> **TASK TO COMPLETE**
Can you pull out each line of the data below that includes the word "this"?

▶

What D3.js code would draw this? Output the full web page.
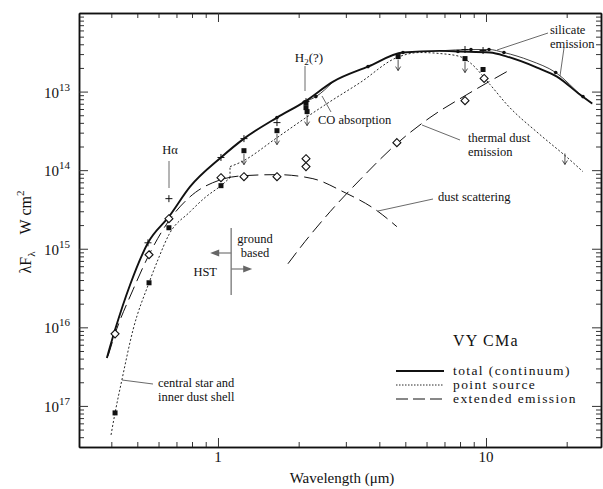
<!DOCTYPE html>
<html>
<head>
<meta charset="utf-8">
<script src="https://cdn.jsdelivr.net/npm/d3@7"></script>
<style>
  body { margin: 0; background: #fff; }
  svg text { font-family: "Liberation Serif", "DejaVu Serif", serif !important; fill: #111; }
</style>
</head>
<body>
<svg id="chart" width="603" height="489" font-family="Liberation Serif, DejaVu Serif, serif"></svg>
<script>
// wavelength (um), lambda F_lambda (W cm^-2)
const totalCurve = [[0.385, 4.08e-17], [0.413, 9.29e-17], [0.47, 3.48e-16], [0.548, 1.19e-15], [0.656, 2.56e-15],
  [0.787, 6.17e-15], [1.026, 1.45e-14], [1.25, 2.52e-14], [1.66, 4.67e-14], [2.11, 7.46e-14], [2.69, 1.34e-13],
  [3.63, 2.08e-13], [4.9, 3.14e-13], [6.73, 3.30e-13], [8.0, 3.24e-13], [10.35, 3.14e-13], [11.98, 2.79e-13],
  [15.5, 2.02e-13], [18.4, 1.55e-13], [22.4, 9.16e-14], [24.9, 7.03e-14]]
const silicateCurve = [[6.73, 3.30e-13], [8.79, 3.43e-13], [10.26, 3.43e-13], [11.67, 3.14e-13], [14.6, 2.48e-13],
  [18.2, 1.75e-13], [23.0, 8.63e-14], [24.9, 7.03e-14]]
const coCurve = [[2.11, 7.46e-14], [2.32, 8.63e-14], [2.69, 1.34e-13]]
const pointSourceA = [[0.399, 4.27e-18], [0.413, 8.15e-18], [0.438, 2.14e-17], [0.482, 9.29e-17], [0.553, 3.69e-16],
  [0.597, 7.24e-16], [0.656, 1.51e-15], [0.787, 2.96e-15], [0.894, 4.47e-15], [1.026, 6.35e-15], [1.109, 8.02e-15]]
const pointSourceB = [[1.109, 1.11e-14], [1.208, 1.25e-14], [1.66, 2.59e-14], [2.13, 4.67e-14], [2.62, 7.46e-14],
  [3.39, 1.30e-13], [4.65, 2.71e-13], [5.67, 3.14e-13], [6.73, 3.05e-13], [8.0, 2.79e-13], [8.71, 2.34e-13],
  [10.35, 1.23e-13], [11.98, 6.82e-14], [15.9, 2.83e-14], [20.1, 1.45e-14], [23.0, 9.57e-15]]
const scatterCurve = [[0.389, 4.34e-17], [0.413, 8.26e-17], [0.482, 3.01e-16], [0.553, 8.39e-16], [0.656, 2.28e-15],
  [0.787, 4.59e-15], [1.026, 7.57e-15], [1.25, 8.51e-15], [1.66, 8.77e-15], [2.26, 7.80e-15], [2.93, 5.32e-15],
  [3.92, 3.05e-15], [4.65, 1.91e-15]]
const thermalCurve = [[1.824, 6.44e-16], [2.11, 1.23e-15], [2.62, 2.96e-15], [3.39, 7.57e-15], [4.65, 2.18e-14],
  [6.18, 4.67e-14], [8.49, 9.16e-14], [11.98, 1.80e-13]]

// [wavelength, flux, upper limit?]
const squares = [[0.413, 8.15e-18, 0], [0.553, 3.69e-16, 0], [0.656, 1.85e-15, 0], [1.026, 6.35e-15, 0],
  [1.25, 1.77e-14, 1], [1.66, 3.18e-14, 1], [2.13, 7.24e-14, 0], [2.13, 6.25e-14, 0], [2.15, 5.56e-14, 1],
  [4.7, 2.79e-13, 1], [8.35, 2.63e-13, 1], [9.75, 1.91e-13, 0]]
const upperOnly = [[19.7, 1.45e-14]]
const diamonds = [[0.413, 8.26e-17], [0.553, 8.39e-16], [0.656, 2.41e-15], [1.026, 8.02e-15], [1.25, 8.26e-15],
  [1.66, 8.26e-15], [2.13, 1.40e-14], [2.13, 1.11e-14], [4.65, 2.24e-14], [8.35, 7.67e-14], [9.84, 1.47e-13]]
const pluses = [[0.548, 1.19e-15], [0.656, 4.34e-15], [1.026, 1.45e-14], [1.25, 2.52e-14], [1.66, 4.03e-14],
  [2.13, 7.46e-14], [8.35, 3.43e-13], [9.75, 3.33e-13]]
const dots = [[1.66, 4.67e-14], [2.32, 8.63e-14], [3.63, 2.08e-13], [4.9, 3.14e-13], [7.86, 3.24e-13],
  [8.79, 3.43e-13], [10.26, 3.43e-13], [11.67, 3.14e-13], [18.2, 1.75e-13], [23.0, 8.63e-14]]

const xMajor = [1, 10]
const xLabels = ['1', '10']
const yMajor = [1e-13, 1e-14, 1e-15, 1e-16, 1e-17]
const yLabels = ['13', '14', '15', '16', '17']
const hstLimit = 1.12

const svg = d3.select('#chart')
const x = d3.scaleLog().domain([0.303, 26.86]).range([79, 601])
const y = d3.scaleLog().domain([1e-12, 3.0e-18]).range([13, 447])

const xMinor = []
;[0.1, 1, 10].forEach(d => { for (let m = 2; m <= 9; m++) { const v = m * d; if (v > 0.31 && v < 26.8) xMinor.push(v) } })
const yMinor = []
for (let e = -18; e <= -13; e++) {
  for (let m = 2; m <= 9; m++) { const v = m * Math.pow(10, e); if (v > 3.05e-18 && v < 1e-12) yMinor.push(v) }
}

// frame + ticks on all four sides, pointing inward
const axes = [
  [d3.axisBottom(x), xMajor, xMinor, 'translate(0,447)'],
  [d3.axisTop(x), xMajor, xMinor, 'translate(0,13)'],
  [d3.axisLeft(y), yMajor, yMinor, 'translate(79,0)'],
  [d3.axisRight(y), yMajor, yMinor, 'translate(601,0)']
]
axes.forEach(a => {
  svg.append('g').attr('transform', a[3])
    .call(a[0].tickValues(a[2]).tickSize(-5).tickSizeOuter(0).tickFormat(''))
  svg.append('g').attr('transform', a[3])
    .call(a[0].tickValues(a[1]).tickSize(-9).tickSizeOuter(0).tickFormat(''))
})
svg.selectAll('.domain').attr('stroke', '#111').attr('stroke-width', 1.5)
svg.selectAll('.tick line').attr('stroke', '#333').attr('stroke-width', 1)

// tick labels
xMajor.forEach((v, i) => {
  svg.append('text').attr('x', x(v)).attr('y', 462).attr('text-anchor', 'middle')
    .attr('font-size', 15).text(xLabels[i])
})
yMajor.forEach((v, i) => {
  const t = svg.append('text').attr('x', 70).attr('y', y(v) + 6).attr('text-anchor', 'end').attr('font-size', 15)
  t.append('tspan').text('10')
  t.append('tspan').attr('dy', -7).attr('font-size', 11).text(yLabels[i])
})

svg.append('text').attr('x', 342).attr('y', 483).attr('text-anchor', 'middle').attr('font-size', 15)
  .text('Wavelength (\u03bcm)')
const yl = svg.append('text').attr('transform', 'translate(31,232) rotate(-90)').attr('text-anchor', 'middle')
  .attr('font-size', 16)
yl.append('tspan').text('\u03bbF')
yl.append('tspan').attr('dy', 4).attr('font-size', 11).text('\u03bb')
yl.append('tspan').attr('dy', -4).attr('dx', 17).text('W cm')
yl.append('tspan').attr('dy', -7).attr('font-size', 11).text('2')

// curves
const line = d3.line().x(d => x(d[0])).y(d => y(d[1])).curve(d3.curveMonotoneX)
const lin = d3.line().x(d => x(d[0])).y(d => y(d[1]))
function curve(data, width, dash, gen) {
  svg.append('path').attr('d', (gen || line)(data)).attr('fill', 'none').attr('stroke', '#111')
    .attr('stroke-width', width).attr('stroke-dasharray', dash)
}
curve(scatterCurve, 1, '14,6')
curve(thermalCurve, 1, '14,6')
curve(pointSourceA, 0.9, '2,2')
curve([pointSourceA[pointSourceA.length - 1], pointSourceB[0]], 0.9, '2,2', lin)
curve(pointSourceB, 0.9, '2,2')
curve(silicateCurve, 0.8, null)
curve(coCurve, 0.8, null)
curve(totalCurve, 1.9, null)

// markers
const sq = 5
svg.selectAll('rect.sq').data(squares).enter().append('rect').attr('class', 'sq')
  .attr('x', d => x(d[0]) - sq / 2).attr('y', d => y(d[1]) - sq / 2)
  .attr('width', sq).attr('height', sq).attr('fill', '#111')
function arrow(px, py) {
  const g = svg.append('g').attr('stroke', '#222').attr('stroke-width', 0.8).attr('fill', 'none')
  g.append('line').attr('x1', px).attr('x2', px).attr('y1', py).attr('y2', py + 11)
  g.append('path').attr('d', `M${px - 2.5},${py + 7}L${px},${py + 11}L${px + 2.5},${py + 7}`)
}
squares.filter(d => d[2]).forEach(d => arrow(x(d[0]), y(d[1]) + 3))
upperOnly.forEach(d => arrow(x(d[0]), y(d[1]) - 4))

svg.selectAll('path.dm').data(diamonds).enter().append('path').attr('class', 'dm')
  .attr('d', d => { const cx = x(d[0]), cy = y(d[1]), r = 4; return `M${cx},${cy - r}L${cx + r},${cy}L${cx},${cy + r}L${cx - r},${cy}Z` })
  .attr('fill', '#fff').attr('stroke', '#111').attr('stroke-width', 1.1)
svg.selectAll('path.pl').data(pluses).enter().append('path').attr('class', 'pl')
  .attr('d', d => { const cx = x(d[0]), cy = y(d[1]), r = 3.5; return `M${cx - r},${cy}H${cx + r}M${cx},${cy - r}V${cy + r}` })
  .attr('stroke', '#111').attr('stroke-width', 1)
svg.selectAll('circle.dt').data(dots).enter().append('circle').attr('class', 'dt')
  .attr('cx', d => x(d[0])).attr('cy', d => y(d[1])).attr('r', 1.8).attr('fill', '#111')

// annotations
const notes = [
  ['H\u03b1', 170, 154, 'middle'], ['CO absorption', 318, 124, 'start'],
  ['silicate', 550, 34, 'start'], ['emission', 550, 48, 'start'],
  ['thermal dust', 468, 142, 'start'], ['emission', 468, 156, 'start'],
  ['dust scattering', 438, 201, 'start'], ['ground', 255, 243, 'middle'], ['based', 255, 257, 'middle'],
  ['HST', 217, 276, 'end'], ['central star and', 158, 387, 'start'], ['inner dust shell', 158, 401, 'start']
]
notes.forEach(n => svg.append('text').attr('x', n[1]).attr('y', n[2]).attr('text-anchor', n[3])
  .attr('font-size', 12.5).text(n[0]))
const h2 = svg.append('text').attr('x', 309).attr('y', 62).attr('text-anchor', 'middle').attr('font-size', 13)
h2.append('tspan').text('H')
h2.append('tspan').attr('dy', 3).attr('font-size', 9).text('2')
h2.append('tspan').attr('dy', -3).text('(?)')

const leaders = [[169, 161, 169, 188], [305, 66, 305, 91], [331, 112, 322, 96], [548, 33, 497, 50],
  [564, 48, 560, 76], [422, 125, 460, 140], [378, 211, 433, 199], [122, 380, 153, 384]]
leaders.forEach(l => svg.append('line').attr('x1', l[0]).attr('y1', l[1]).attr('x2', l[2]).attr('y2', l[3])
  .attr('stroke', '#444').attr('stroke-width', 0.8))

// HST / ground based divider
const hx = x(hstLimit)
svg.append('line').attr('x1', hx).attr('x2', hx).attr('y1', 228).attr('y2', 295).attr('stroke', '#888').attr('stroke-width', 1.5)
svg.append('line').attr('x1', hx).attr('x2', hx - 14).attr('y1', 253).attr('y2', 253).attr('stroke', '#777').attr('stroke-width', 1.2)
svg.append('path').attr('d', `M${hx - 21},253L${hx - 12},249.5L${hx - 12},256.5Z`).attr('fill', '#666')
svg.append('line').attr('x1', hx).attr('x2', hx + 14).attr('y1', 269).attr('y2', 269).attr('stroke', '#777').attr('stroke-width', 1.2)
svg.append('path').attr('d', `M${hx + 21},269L${hx + 12},265.5L${hx + 12},272.5Z`).attr('fill', '#666')

// legend
svg.append('text').attr('x', 453).attr('y', 346).attr('font-size', 16).attr('letter-spacing', 1.2).text('VY CMa')
const legend = [['total (continuum)', 1.9, null], ['point source', 0.9, '1.5,1.5'], ['extended emission', 1, '12,5']]
legend.forEach((d, i) => {
  const ly = 371 + i * 14
  svg.append('line').attr('x1', 396).attr('x2', 444).attr('y1', ly).attr('y2', ly)
    .attr('stroke', '#111').attr('stroke-width', d[1]).attr('stroke-dasharray', d[2])
  svg.append('text').attr('x', 453).attr('y', ly + 4).attr('font-size', 13.5).attr('letter-spacing', 1.4)
    .text(d[0])
})
</script>
</body>
</html>
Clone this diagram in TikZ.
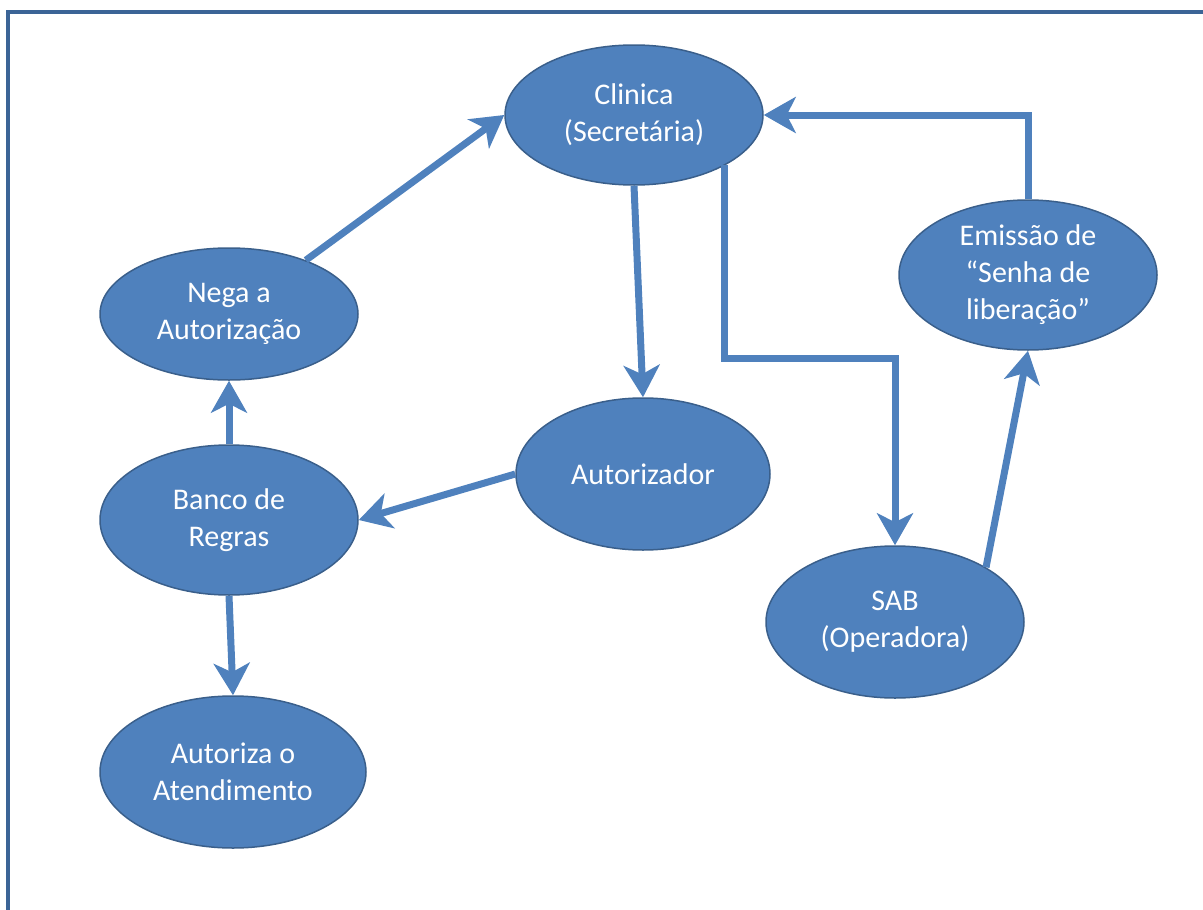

◀

> **PROBLEM SOLUTION**
What D3.js code would draw this? Output the full web page.
Clone this diagram in TikZ.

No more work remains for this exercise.